• **Exercise description**
Starting at the first line of the entries, extract each line up to and including the one that contains "import matplotlib.dates as mdates", but leave out the pictures.

• **Dataset records**
· · ·

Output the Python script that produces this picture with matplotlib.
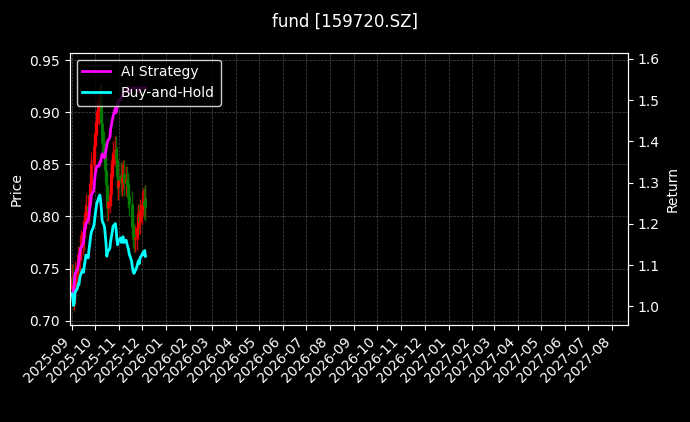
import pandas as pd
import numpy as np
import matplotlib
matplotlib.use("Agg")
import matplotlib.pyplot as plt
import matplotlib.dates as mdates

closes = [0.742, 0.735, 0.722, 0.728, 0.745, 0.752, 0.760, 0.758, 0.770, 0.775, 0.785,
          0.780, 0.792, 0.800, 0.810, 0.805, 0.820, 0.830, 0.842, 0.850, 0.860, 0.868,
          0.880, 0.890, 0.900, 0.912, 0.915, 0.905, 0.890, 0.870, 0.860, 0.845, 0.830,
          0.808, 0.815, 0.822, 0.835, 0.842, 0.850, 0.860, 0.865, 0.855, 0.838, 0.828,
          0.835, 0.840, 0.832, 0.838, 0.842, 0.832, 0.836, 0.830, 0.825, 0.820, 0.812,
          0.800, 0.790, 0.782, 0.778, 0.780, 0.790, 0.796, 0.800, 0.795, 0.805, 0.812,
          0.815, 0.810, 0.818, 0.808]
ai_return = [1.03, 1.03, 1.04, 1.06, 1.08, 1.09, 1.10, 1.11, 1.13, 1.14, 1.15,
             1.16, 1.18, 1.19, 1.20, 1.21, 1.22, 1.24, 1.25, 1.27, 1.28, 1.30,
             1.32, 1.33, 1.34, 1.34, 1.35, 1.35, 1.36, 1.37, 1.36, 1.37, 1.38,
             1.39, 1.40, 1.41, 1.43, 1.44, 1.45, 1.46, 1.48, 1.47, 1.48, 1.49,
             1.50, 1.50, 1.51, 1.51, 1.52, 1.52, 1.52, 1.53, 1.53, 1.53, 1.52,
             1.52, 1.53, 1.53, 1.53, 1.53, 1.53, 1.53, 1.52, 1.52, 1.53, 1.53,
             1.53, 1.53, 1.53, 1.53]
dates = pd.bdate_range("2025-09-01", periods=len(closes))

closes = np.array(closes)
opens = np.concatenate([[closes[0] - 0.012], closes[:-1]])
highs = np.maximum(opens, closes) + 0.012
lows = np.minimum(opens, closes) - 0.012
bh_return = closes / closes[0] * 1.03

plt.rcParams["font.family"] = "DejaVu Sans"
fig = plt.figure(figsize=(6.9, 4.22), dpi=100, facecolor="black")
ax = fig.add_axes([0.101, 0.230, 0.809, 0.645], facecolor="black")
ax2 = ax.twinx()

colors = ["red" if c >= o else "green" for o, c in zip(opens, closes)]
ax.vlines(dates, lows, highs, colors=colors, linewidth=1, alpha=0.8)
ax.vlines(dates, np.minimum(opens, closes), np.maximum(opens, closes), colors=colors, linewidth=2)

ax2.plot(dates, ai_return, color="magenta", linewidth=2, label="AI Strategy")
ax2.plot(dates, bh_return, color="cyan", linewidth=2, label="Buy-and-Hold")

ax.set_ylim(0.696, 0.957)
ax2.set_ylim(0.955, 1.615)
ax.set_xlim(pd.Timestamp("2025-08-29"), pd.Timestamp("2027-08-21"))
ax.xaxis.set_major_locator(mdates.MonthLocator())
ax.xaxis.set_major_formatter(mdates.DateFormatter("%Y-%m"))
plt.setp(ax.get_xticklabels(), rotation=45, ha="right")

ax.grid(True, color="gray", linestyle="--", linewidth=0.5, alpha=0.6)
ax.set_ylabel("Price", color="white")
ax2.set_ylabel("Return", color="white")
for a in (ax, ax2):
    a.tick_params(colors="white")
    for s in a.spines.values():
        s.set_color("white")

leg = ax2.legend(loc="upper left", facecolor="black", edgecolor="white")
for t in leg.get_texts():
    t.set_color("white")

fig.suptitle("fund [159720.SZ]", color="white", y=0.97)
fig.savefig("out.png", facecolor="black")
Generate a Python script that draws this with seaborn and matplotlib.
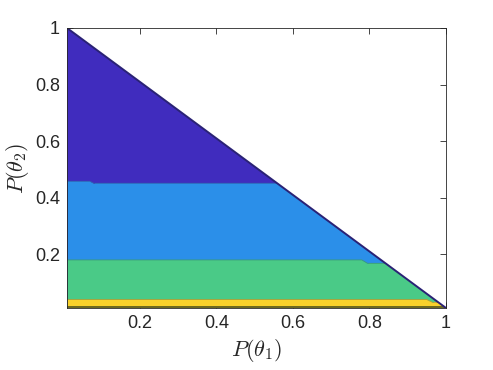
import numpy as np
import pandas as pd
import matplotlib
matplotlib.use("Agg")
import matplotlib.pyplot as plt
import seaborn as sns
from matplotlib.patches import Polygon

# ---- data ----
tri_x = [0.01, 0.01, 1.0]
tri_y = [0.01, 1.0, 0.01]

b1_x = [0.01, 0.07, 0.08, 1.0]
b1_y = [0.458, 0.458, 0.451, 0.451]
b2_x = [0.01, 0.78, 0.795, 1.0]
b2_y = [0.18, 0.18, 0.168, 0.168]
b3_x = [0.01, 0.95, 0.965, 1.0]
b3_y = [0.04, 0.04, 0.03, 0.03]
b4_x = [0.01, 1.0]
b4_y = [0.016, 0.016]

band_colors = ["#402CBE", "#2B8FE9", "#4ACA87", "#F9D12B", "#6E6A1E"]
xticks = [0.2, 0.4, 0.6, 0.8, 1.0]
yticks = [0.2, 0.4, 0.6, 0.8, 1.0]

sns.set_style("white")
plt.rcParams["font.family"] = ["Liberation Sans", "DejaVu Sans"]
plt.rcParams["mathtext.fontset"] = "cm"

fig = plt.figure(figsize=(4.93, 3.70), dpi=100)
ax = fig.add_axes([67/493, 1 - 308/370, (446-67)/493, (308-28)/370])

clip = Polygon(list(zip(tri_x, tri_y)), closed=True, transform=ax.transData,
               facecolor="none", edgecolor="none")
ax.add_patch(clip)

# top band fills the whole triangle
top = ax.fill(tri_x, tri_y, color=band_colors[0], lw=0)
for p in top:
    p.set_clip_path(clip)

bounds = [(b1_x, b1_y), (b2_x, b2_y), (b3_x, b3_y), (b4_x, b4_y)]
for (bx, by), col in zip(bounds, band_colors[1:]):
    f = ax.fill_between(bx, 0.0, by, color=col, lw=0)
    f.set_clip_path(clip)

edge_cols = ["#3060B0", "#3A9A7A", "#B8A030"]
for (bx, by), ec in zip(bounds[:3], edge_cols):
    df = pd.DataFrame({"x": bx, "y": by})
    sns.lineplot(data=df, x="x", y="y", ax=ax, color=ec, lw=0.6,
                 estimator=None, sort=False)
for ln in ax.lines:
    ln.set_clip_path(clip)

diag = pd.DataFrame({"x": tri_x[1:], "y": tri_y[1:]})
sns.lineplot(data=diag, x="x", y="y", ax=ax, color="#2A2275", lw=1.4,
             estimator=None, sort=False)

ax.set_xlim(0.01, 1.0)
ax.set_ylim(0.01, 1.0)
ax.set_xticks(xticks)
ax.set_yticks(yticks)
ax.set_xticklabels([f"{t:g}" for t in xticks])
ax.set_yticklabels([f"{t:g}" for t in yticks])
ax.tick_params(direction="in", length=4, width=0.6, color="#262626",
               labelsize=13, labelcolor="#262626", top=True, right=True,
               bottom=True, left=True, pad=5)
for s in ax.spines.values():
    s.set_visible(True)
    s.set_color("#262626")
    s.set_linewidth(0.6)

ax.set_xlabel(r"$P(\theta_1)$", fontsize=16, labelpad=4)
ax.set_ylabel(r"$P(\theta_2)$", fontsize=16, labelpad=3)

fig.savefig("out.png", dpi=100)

· · ·

• **Completed task**
Output the Python script that produces this picture with matplotlib.
import pandas as pd
import numpy as np
import matplotlib
matplotlib.use("Agg")
import matplotlib.pyplot as plt
import matplotlib.dates as mdates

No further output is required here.